— BEGIN DATA SHOWN —

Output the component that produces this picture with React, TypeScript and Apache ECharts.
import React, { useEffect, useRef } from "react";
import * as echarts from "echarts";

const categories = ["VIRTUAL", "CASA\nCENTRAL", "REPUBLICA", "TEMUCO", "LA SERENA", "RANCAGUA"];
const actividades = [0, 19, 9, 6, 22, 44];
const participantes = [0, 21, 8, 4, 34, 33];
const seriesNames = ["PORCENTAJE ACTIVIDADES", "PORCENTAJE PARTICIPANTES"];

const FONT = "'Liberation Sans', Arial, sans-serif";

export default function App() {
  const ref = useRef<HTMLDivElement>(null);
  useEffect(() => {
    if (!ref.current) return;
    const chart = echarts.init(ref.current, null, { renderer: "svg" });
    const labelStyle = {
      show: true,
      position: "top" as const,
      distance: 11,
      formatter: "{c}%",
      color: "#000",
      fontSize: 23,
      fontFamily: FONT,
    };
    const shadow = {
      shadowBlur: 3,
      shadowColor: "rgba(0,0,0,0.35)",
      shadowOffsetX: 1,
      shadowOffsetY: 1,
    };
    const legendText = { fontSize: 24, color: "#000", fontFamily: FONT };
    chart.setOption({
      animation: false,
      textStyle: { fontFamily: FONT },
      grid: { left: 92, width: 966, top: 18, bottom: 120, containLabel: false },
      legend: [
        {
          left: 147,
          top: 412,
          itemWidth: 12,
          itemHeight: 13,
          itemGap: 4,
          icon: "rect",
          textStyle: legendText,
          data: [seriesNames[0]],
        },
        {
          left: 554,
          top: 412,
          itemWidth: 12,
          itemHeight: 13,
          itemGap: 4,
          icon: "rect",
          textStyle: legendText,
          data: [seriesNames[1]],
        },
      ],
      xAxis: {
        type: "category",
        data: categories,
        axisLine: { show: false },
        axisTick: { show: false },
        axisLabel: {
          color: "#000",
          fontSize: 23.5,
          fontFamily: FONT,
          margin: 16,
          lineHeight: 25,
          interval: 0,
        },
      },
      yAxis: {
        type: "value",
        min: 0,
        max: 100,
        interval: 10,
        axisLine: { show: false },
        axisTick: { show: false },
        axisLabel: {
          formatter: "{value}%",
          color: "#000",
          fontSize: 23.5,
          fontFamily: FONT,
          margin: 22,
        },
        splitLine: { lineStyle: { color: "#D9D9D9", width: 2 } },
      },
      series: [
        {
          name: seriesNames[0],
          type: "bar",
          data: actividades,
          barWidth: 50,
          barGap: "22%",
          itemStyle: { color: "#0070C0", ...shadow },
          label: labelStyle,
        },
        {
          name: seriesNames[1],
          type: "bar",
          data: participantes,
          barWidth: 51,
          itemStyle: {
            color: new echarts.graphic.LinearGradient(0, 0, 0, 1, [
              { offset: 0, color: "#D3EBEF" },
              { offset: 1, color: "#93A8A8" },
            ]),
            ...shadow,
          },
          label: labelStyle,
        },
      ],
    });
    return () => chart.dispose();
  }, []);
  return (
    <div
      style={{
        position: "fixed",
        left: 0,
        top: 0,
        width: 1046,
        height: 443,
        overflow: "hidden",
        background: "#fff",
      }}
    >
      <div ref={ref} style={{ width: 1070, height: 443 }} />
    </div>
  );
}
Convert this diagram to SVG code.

— END DATA SHOWN —

Reproduce every record, matching each line exactly.

◆ ANSWER TO THIS PROBLEM:
Output the component that produces this picture with React, TypeScript and Apache ECharts.
import React, { useEffect, useRef } from "react";
import * as echarts from "echarts";

const categories = ["VIRTUAL", "CASA\nCENTRAL", "REPUBLICA", "TEMUCO", "LA SERENA", "RANCAGUA"];
const actividades = [0, 19, 9, 6, 22, 44];
const participantes = [0, 21, 8, 4, 34, 33];
const seriesNames = ["PORCENTAJE ACTIVIDADES", "PORCENTAJE PARTICIPANTES"];

const FONT = "'Liberation Sans', Arial, sans-serif";

export default function App() {
  const ref = useRef<HTMLDivElement>(null);
  useEffect(() => {
    if (!ref.current) return;
    const chart = echarts.init(ref.current, null, { renderer: "svg" });
    const labelStyle = {
      show: true,
      position: "top" as const,
      distance: 11,
      formatter: "{c}%",
      color: "#000",
      fontSize: 23,
      fontFamily: FONT,
    };
    const shadow = {
      shadowBlur: 3,
      shadowColor: "rgba(0,0,0,0.35)",
      shadowOffsetX: 1,
      shadowOffsetY: 1,
    };
    const legendText = { fontSize: 24, color: "#000", fontFamily: FONT };
    chart.setOption({
      animation: false,
      textStyle: { fontFamily: FONT },
      grid: { left: 92, width: 966, top: 18, bottom: 120, containLabel: false },
      legend: [
        {
          left: 147,
          top: 412,
          itemWidth: 12,
          itemHeight: 13,
          itemGap: 4,
          icon: "rect",
          textStyle: legendText,
          data: [seriesNames[0]],
        },
        {
          left: 554,
          top: 412,
          itemWidth: 12,
          itemHeight: 13,
          itemGap: 4,
          icon: "rect",
          textStyle: legendText,
          data: [seriesNames[1]],
        },
      ],
      xAxis: {
        type: "category",
        data: categories,
        axisLine: { show: false },
        axisTick: { show: false },
        axisLabel: {
          color: "#000",
          fontSize: 23.5,
          fontFamily: FONT,
          margin: 16,
          lineHeight: 25,
          interval: 0,
        },
      },
      yAxis: {
        type: "value",
        min: 0,
        max: 100,
        interval: 10,
        axisLine: { show: false },
        axisTick: { show: false },
        axisLabel: {
          formatter: "{value}%",
          color: "#000",
          fontSize: 23.5,
          fontFamily: FONT,
          margin: 22,
        },
        splitLine: { lineStyle: { color: "#D9D9D9", width: 2 } },
      },
      series: [
        {
          name: seriesNames[0],
          type: "bar",
          data: actividades,
          barWidth: 50,
          barGap: "22%",
          itemStyle: { color: "#0070C0", ...shadow },
          label: labelStyle,
        },
        {
          name: seriesNames[1],
          type: "bar",
          data: participantes,
          barWidth: 51,
          itemStyle: {
            color: new echarts.graphic.LinearGradient(0, 0, 0, 1, [
              { offset: 0, color: "#D3EBEF" },
              { offset: 1, color: "#93A8A8" },
            ]),
            ...shadow,
          },
          label: labelStyle,
        },
      ],
    });
    return () => chart.dispose();
  }, []);
  return (
    <div
      style={{
        position: "fixed",
        left: 0,
        top: 0,
        width: 1046,
        height: 443,
        overflow: "hidden",
        background: "#fff",
      }}
    >
      <div ref={ref} style={{ width: 1070, height: 443 }} />
    </div>
  );
}
Convert this diagram to SVG code.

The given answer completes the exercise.